>>>>
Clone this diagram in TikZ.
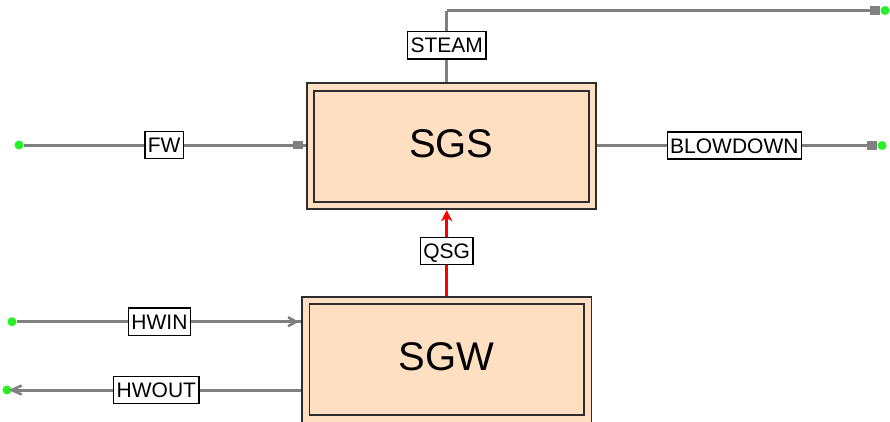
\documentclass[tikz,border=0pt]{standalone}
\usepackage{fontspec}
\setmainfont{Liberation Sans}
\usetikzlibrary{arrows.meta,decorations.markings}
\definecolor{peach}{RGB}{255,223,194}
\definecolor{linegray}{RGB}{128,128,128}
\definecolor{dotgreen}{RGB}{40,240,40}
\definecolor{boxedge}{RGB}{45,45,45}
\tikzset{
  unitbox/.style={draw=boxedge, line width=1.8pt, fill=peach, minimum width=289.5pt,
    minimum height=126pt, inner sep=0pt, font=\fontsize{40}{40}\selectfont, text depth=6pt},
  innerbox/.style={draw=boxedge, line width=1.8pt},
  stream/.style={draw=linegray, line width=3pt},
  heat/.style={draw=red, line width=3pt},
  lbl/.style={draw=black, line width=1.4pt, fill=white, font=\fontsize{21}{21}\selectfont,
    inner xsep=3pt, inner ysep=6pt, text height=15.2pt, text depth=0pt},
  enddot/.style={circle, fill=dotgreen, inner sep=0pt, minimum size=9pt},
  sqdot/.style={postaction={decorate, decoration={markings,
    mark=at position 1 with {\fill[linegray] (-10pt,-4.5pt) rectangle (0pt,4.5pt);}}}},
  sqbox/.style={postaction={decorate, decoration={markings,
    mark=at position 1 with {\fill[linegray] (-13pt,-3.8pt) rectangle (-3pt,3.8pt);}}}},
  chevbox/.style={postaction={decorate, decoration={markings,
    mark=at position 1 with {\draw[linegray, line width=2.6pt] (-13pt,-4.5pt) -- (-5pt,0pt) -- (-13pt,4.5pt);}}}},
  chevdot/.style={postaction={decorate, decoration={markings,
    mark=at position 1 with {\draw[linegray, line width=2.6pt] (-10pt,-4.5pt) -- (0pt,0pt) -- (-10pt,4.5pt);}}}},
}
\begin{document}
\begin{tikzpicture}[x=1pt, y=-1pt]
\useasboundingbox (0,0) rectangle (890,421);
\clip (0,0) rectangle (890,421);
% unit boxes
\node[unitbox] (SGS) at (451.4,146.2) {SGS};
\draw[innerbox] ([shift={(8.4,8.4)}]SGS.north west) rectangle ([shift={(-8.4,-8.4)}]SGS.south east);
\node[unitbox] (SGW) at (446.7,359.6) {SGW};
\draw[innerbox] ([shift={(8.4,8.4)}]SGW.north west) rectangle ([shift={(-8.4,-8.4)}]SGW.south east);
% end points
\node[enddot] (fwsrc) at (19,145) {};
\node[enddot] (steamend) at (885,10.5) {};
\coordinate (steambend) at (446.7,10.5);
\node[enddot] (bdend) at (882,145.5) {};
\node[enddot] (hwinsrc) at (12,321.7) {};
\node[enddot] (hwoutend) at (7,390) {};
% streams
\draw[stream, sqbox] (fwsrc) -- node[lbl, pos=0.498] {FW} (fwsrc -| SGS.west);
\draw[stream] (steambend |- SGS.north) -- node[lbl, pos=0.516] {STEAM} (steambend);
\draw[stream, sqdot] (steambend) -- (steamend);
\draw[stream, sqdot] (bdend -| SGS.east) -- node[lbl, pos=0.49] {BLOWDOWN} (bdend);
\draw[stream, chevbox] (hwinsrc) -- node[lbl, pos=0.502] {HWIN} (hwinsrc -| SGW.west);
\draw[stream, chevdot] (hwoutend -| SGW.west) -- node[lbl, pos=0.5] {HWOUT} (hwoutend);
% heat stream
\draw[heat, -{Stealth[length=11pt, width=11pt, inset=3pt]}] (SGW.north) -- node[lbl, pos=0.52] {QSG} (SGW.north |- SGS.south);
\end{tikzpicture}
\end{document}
<<<<
STATED GOAL: Repeat the data above exactly, but not the pictures.

EXERCISE SOLUTION:
Clone this diagram in TikZ.
\documentclass[tikz,border=0pt]{standalone}
\usepackage{fontspec}
\setmainfont{Liberation Sans}
\usetikzlibrary{arrows.meta,decorations.markings}
\definecolor{peach}{RGB}{255,223,194}
\definecolor{linegray}{RGB}{128,128,128}
\definecolor{dotgreen}{RGB}{40,240,40}
\definecolor{boxedge}{RGB}{45,45,45}
\tikzset{
  unitbox/.style={draw=boxedge, line width=1.8pt, fill=peach, minimum width=289.5pt,
    minimum height=126pt, inner sep=0pt, font=\fontsize{40}{40}\selectfont, text depth=6pt},
  innerbox/.style={draw=boxedge, line width=1.8pt},
  stream/.style={draw=linegray, line width=3pt},
  heat/.style={draw=red, line width=3pt},
  lbl/.style={draw=black, line width=1.4pt, fill=white, font=\fontsize{21}{21}\selectfont,
    inner xsep=3pt, inner ysep=6pt, text height=15.2pt, text depth=0pt},
  enddot/.style={circle, fill=dotgreen, inner sep=0pt, minimum size=9pt},
  sqdot/.style={postaction={decorate, decoration={markings,
    mark=at position 1 with {\fill[linegray] (-10pt,-4.5pt) rectangle (0pt,4.5pt);}}}},
  sqbox/.style={postaction={decorate, decoration={markings,
    mark=at position 1 with {\fill[linegray] (-13pt,-3.8pt) rectangle (-3pt,3.8pt);}}}},
  chevbox/.style={postaction={decorate, decoration={markings,
    mark=at position 1 with {\draw[linegray, line width=2.6pt] (-13pt,-4.5pt) -- (-5pt,0pt) -- (-13pt,4.5pt);}}}},
  chevdot/.style={postaction={decorate, decoration={markings,
    mark=at position 1 with {\draw[linegray, line width=2.6pt] (-10pt,-4.5pt) -- (0pt,0pt) -- (-10pt,4.5pt);}}}},
}
\begin{document}
\begin{tikzpicture}[x=1pt, y=-1pt]
\useasboundingbox (0,0) rectangle (890,421);
\clip (0,0) rectangle (890,421);
% unit boxes
\node[unitbox] (SGS) at (451.4,146.2) {SGS};
\draw[innerbox] ([shift={(8.4,8.4)}]SGS.north west) rectangle ([shift={(-8.4,-8.4)}]SGS.south east);
\node[unitbox] (SGW) at (446.7,359.6) {SGW};
\draw[innerbox] ([shift={(8.4,8.4)}]SGW.north west) rectangle ([shift={(-8.4,-8.4)}]SGW.south east);
% end points
\node[enddot] (fwsrc) at (19,145) {};
\node[enddot] (steamend) at (885,10.5) {};
\coordinate (steambend) at (446.7,10.5);
\node[enddot] (bdend) at (882,145.5) {};
\node[enddot] (hwinsrc) at (12,321.7) {};
\node[enddot] (hwoutend) at (7,390) {};
% streams
\draw[stream, sqbox] (fwsrc) -- node[lbl, pos=0.498] {FW} (fwsrc -| SGS.west);
\draw[stream] (steambend |- SGS.north) -- node[lbl, pos=0.516] {STEAM} (steambend);
\draw[stream, sqdot] (steambend) -- (steamend);
\draw[stream, sqdot] (bdend -| SGS.east) -- node[lbl, pos=0.49] {BLOWDOWN} (bdend);
\draw[stream, chevbox] (hwinsrc) -- node[lbl, pos=0.502] {HWIN} (hwinsrc -| SGW.west);
\draw[stream, chevdot] (hwoutend -| SGW.west) -- node[lbl, pos=0.5] {HWOUT} (hwoutend);
% heat stream
\draw[heat, -{Stealth[length=11pt, width=11pt, inset=3pt]}] (SGW.north) -- node[lbl, pos=0.52] {QSG} (SGW.north |- SGS.south);
\end{tikzpicture}
\end{document}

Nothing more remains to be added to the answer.